*Exercise task*:
Repeat, exactly and completely, the material that follows. Omit the pictures.

--------------------

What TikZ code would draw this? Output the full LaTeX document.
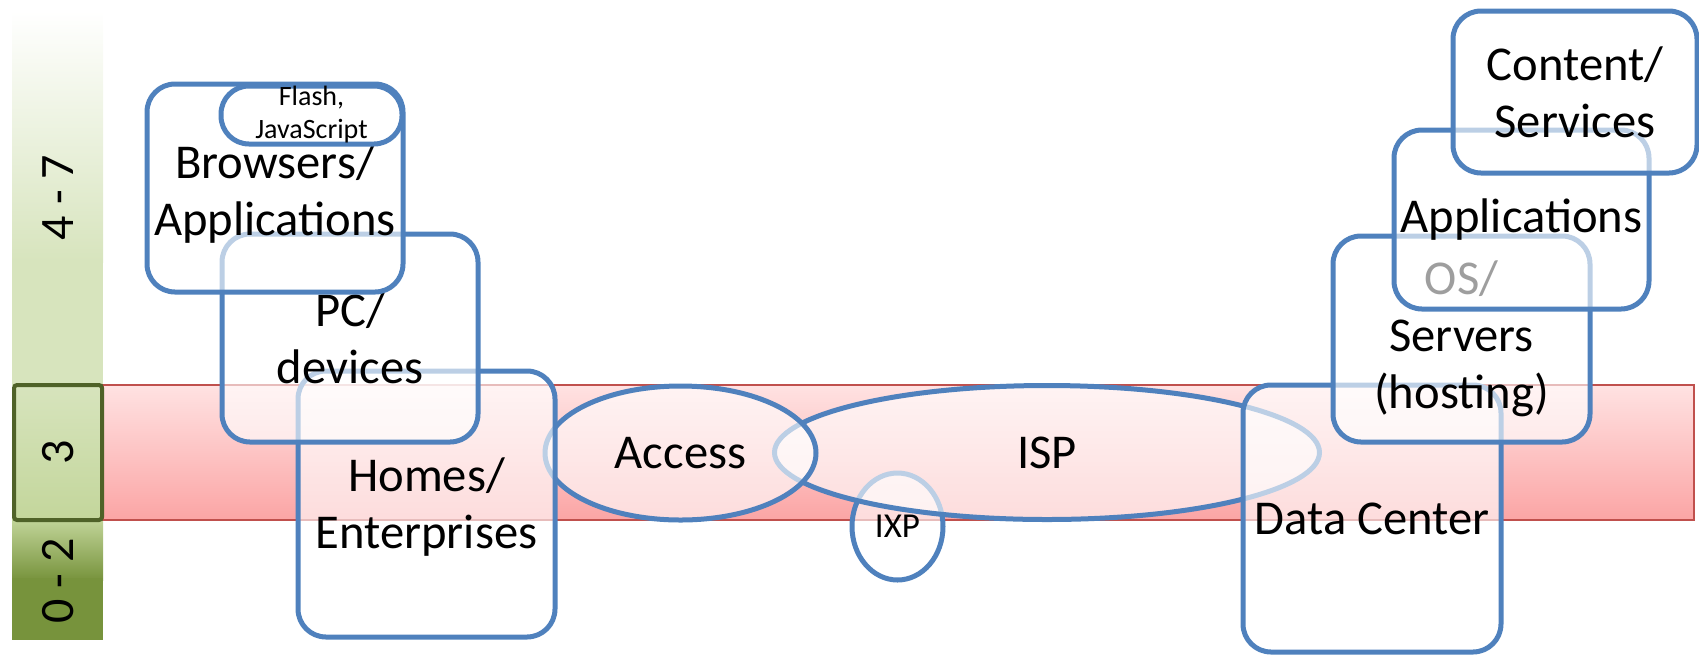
\documentclass[tikz,border=0pt]{standalone}
\usepackage{fontspec}
\usepackage{graphicx}
\setmainfont{Carlito}
\usetikzlibrary{shapes.geometric}

\definecolor{boxblue}{HTML}{4F81BD}
\definecolor{bandred}{HTML}{C0504D}
\definecolor{bandtop}{HTML}{FFE2E2}
\definecolor{bandbottom}{HTML}{FBA5A5}
\definecolor{lvllight}{HTML}{D7E4BD}
\definecolor{lvlmid}{HTML}{C3D69B}
\definecolor{lvldark}{HTML}{77933C}
\definecolor{lvlborder}{HTML}{4F6228}

\newcommand\bigtxt{\fontsize{24.3pt}{28.5pt}\selectfont}
\newcommand\smalltxt{\fontsize{14pt}{16.5pt}\selectfont}
\newcommand\ixptxt{\fontsize{17.5pt}{20pt}\selectfont}
\newcommand\lvltxt{\fontsize{24pt}{28pt}\selectfont}

\tikzset{
  rbox/.style={rectangle, draw=boxblue, line width=2.5pt, fill=white,
    fill opacity=0.62, text opacity=1, rounded corners=14pt,
    inner sep=0pt, align=center, font=\bigtxt},
  oval/.style={ellipse, draw=boxblue, line width=2.5pt, fill=white,
    fill opacity=0.62, text opacity=1, inner sep=0pt, font=\bigtxt},
  band/.style={rectangle, draw=bandred, line width=0.8pt,
    top color=bandtop, bottom color=bandbottom, inner sep=0pt},
  lvlbox/.style={rectangle, draw=lvlborder, line width=2pt,
    rounded corners=1.5pt, top color=lvllight, bottom color=lvlmid,
    inner sep=0pt, font=\lvltxt},
  lvltext/.style={font=\lvltxt, inner sep=0pt}
}

\begin{document}
\begin{tikzpicture}[x=0.5pt,y=-0.5pt]
\useasboundingbox (0,0) rectangle (1699,655);

% layer scale on the left
\shade[top color=white, bottom color=lvllight] (12,11) rectangle (103,262);
\fill[lvllight] (12,260) rectangle (103,386);
\shade[top color=lvlmid, bottom color=lvldark] (12,518) rectangle (103,580);
\fill[lvldark] (12,578) rectangle (103,640);

% network layer band
\node[band, minimum width=795.5pt, minimum height=67.5pt] (layer3) at (898.5,452.5) {};

\node[lvlbox, minimum width=44pt, minimum height=67.5pt] (lvl3) at (58,452.5) {\rotatebox{90}{3}};
\node[lvltext, rotate=90] (lvl47) at (58,197.5) {4 - 7};
\node[lvltext, rotate=90] (lvl02) at (58,581) {0 - 2};

% client side, back to front
\node[oval, minimum width=45.5pt, minimum height=53.5pt, font=\ixptxt] (ixp) at (897.5,526.5) {IXP};
\node[oval, minimum width=272.5pt, minimum height=67pt] (isp) at (1047,452.5) {ISP};
\node[oval, minimum width=135.5pt, minimum height=67pt] (access) at (680.5,453) {Access};
\node[rbox, minimum width=128.5pt, minimum height=133pt, text height=44pt, text depth=0pt] (homes) at (426.5,504) {Homes/\\Enterprises};
\node[rbox, minimum width=128pt, minimum height=104pt] (pc) at (350,338) {PC/\\devices};
\node[rbox, minimum width=128pt, minimum height=104pt, text height=47pt, text depth=0pt] (browsers) at (275,188) {Browsers/\\Applications};
\node[rbox, minimum width=90.5pt, minimum height=29pt, font=\smalltxt] (flash) at (311.5,115) {Flash,\\JavaScript};

% server side, back to front
\node[rbox, minimum width=129pt, minimum height=133.5pt] (dc) at (1372,518.5) {Data Center};
\node[rbox, minimum width=128.5pt, minimum height=103pt] (servers) at (1461.5,339) {OS/\\Servers\\(hosting)};
\node[rbox, minimum width=127.5pt, minimum height=89.5pt] (apps) at (1521.5,219.5) {Applications};
\node[rbox, minimum width=122pt, minimum height=81pt] (content) at (1575,92) {Content/\\Services};
\end{tikzpicture}
\end{document}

--------------------

*Written response*:
What TikZ code would draw this? Output the full LaTeX document.
\documentclass[tikz,border=0pt]{standalone}
\usepackage{fontspec}
\usepackage{graphicx}
\setmainfont{Carlito}
\usetikzlibrary{shapes.geometric}

\definecolor{boxblue}{HTML}{4F81BD}
\definecolor{bandred}{HTML}{C0504D}
\definecolor{bandtop}{HTML}{FFE2E2}
\definecolor{bandbottom}{HTML}{FBA5A5}
\definecolor{lvllight}{HTML}{D7E4BD}
\definecolor{lvlmid}{HTML}{C3D69B}
\definecolor{lvldark}{HTML}{77933C}
\definecolor{lvlborder}{HTML}{4F6228}

\newcommand\bigtxt{\fontsize{24.3pt}{28.5pt}\selectfont}
\newcommand\smalltxt{\fontsize{14pt}{16.5pt}\selectfont}
\newcommand\ixptxt{\fontsize{17.5pt}{20pt}\selectfont}
\newcommand\lvltxt{\fontsize{24pt}{28pt}\selectfont}

\tikzset{
  rbox/.style={rectangle, draw=boxblue, line width=2.5pt, fill=white,
    fill opacity=0.62, text opacity=1, rounded corners=14pt,
    inner sep=0pt, align=center, font=\bigtxt},
  oval/.style={ellipse, draw=boxblue, line width=2.5pt, fill=white,
    fill opacity=0.62, text opacity=1, inner sep=0pt, font=\bigtxt},
  band/.style={rectangle, draw=bandred, line width=0.8pt,
    top color=bandtop, bottom color=bandbottom, inner sep=0pt},
  lvlbox/.style={rectangle, draw=lvlborder, line width=2pt,
    rounded corners=1.5pt, top color=lvllight, bottom color=lvlmid,
    inner sep=0pt, font=\lvltxt},
  lvltext/.style={font=\lvltxt, inner sep=0pt}
}

\begin{document}
\begin{tikzpicture}[x=0.5pt,y=-0.5pt]
\useasboundingbox (0,0) rectangle (1699,655);

% layer scale on the left
\shade[top color=white, bottom color=lvllight] (12,11) rectangle (103,262);
\fill[lvllight] (12,260) rectangle (103,386);
\shade[top color=lvlmid, bottom color=lvldark] (12,518) rectangle (103,580);
\fill[lvldark] (12,578) rectangle (103,640);

% network layer band
\node[band, minimum width=795.5pt, minimum height=67.5pt] (layer3) at (898.5,452.5) {};

\node[lvlbox, minimum width=44pt, minimum height=67.5pt] (lvl3) at (58,452.5) {\rotatebox{90}{3}};
\node[lvltext, rotate=90] (lvl47) at (58,197.5) {4 - 7};
\node[lvltext, rotate=90] (lvl02) at (58,581) {0 - 2};

% client side, back to front
\node[oval, minimum width=45.5pt, minimum height=53.5pt, font=\ixptxt] (ixp) at (897.5,526.5) {IXP};
\node[oval, minimum width=272.5pt, minimum height=67pt] (isp) at (1047,452.5) {ISP};
\node[oval, minimum width=135.5pt, minimum height=67pt] (access) at (680.5,453) {Access};
\node[rbox, minimum width=128.5pt, minimum height=133pt, text height=44pt, text depth=0pt] (homes) at (426.5,504) {Homes/\\Enterprises};
\node[rbox, minimum width=128pt, minimum height=104pt] (pc) at (350,338) {PC/\\devices};
\node[rbox, minimum width=128pt, minimum height=104pt, text height=47pt, text depth=0pt] (browsers) at (275,188) {Browsers/\\Applications};
\node[rbox, minimum width=90.5pt, minimum height=29pt, font=\smalltxt] (flash) at (311.5,115) {Flash,\\JavaScript};

% server side, back to front
\node[rbox, minimum width=129pt, minimum height=133.5pt] (dc) at (1372,518.5) {Data Center};
\node[rbox, minimum width=128.5pt, minimum height=103pt] (servers) at (1461.5,339) {OS/\\Servers\\(hosting)};
\node[rbox, minimum width=127.5pt, minimum height=89.5pt] (apps) at (1521.5,219.5) {Applications};
\node[rbox, minimum width=122pt, minimum height=81pt] (content) at (1575,92) {Content/\\Services};
\end{tikzpicture}
\end{document}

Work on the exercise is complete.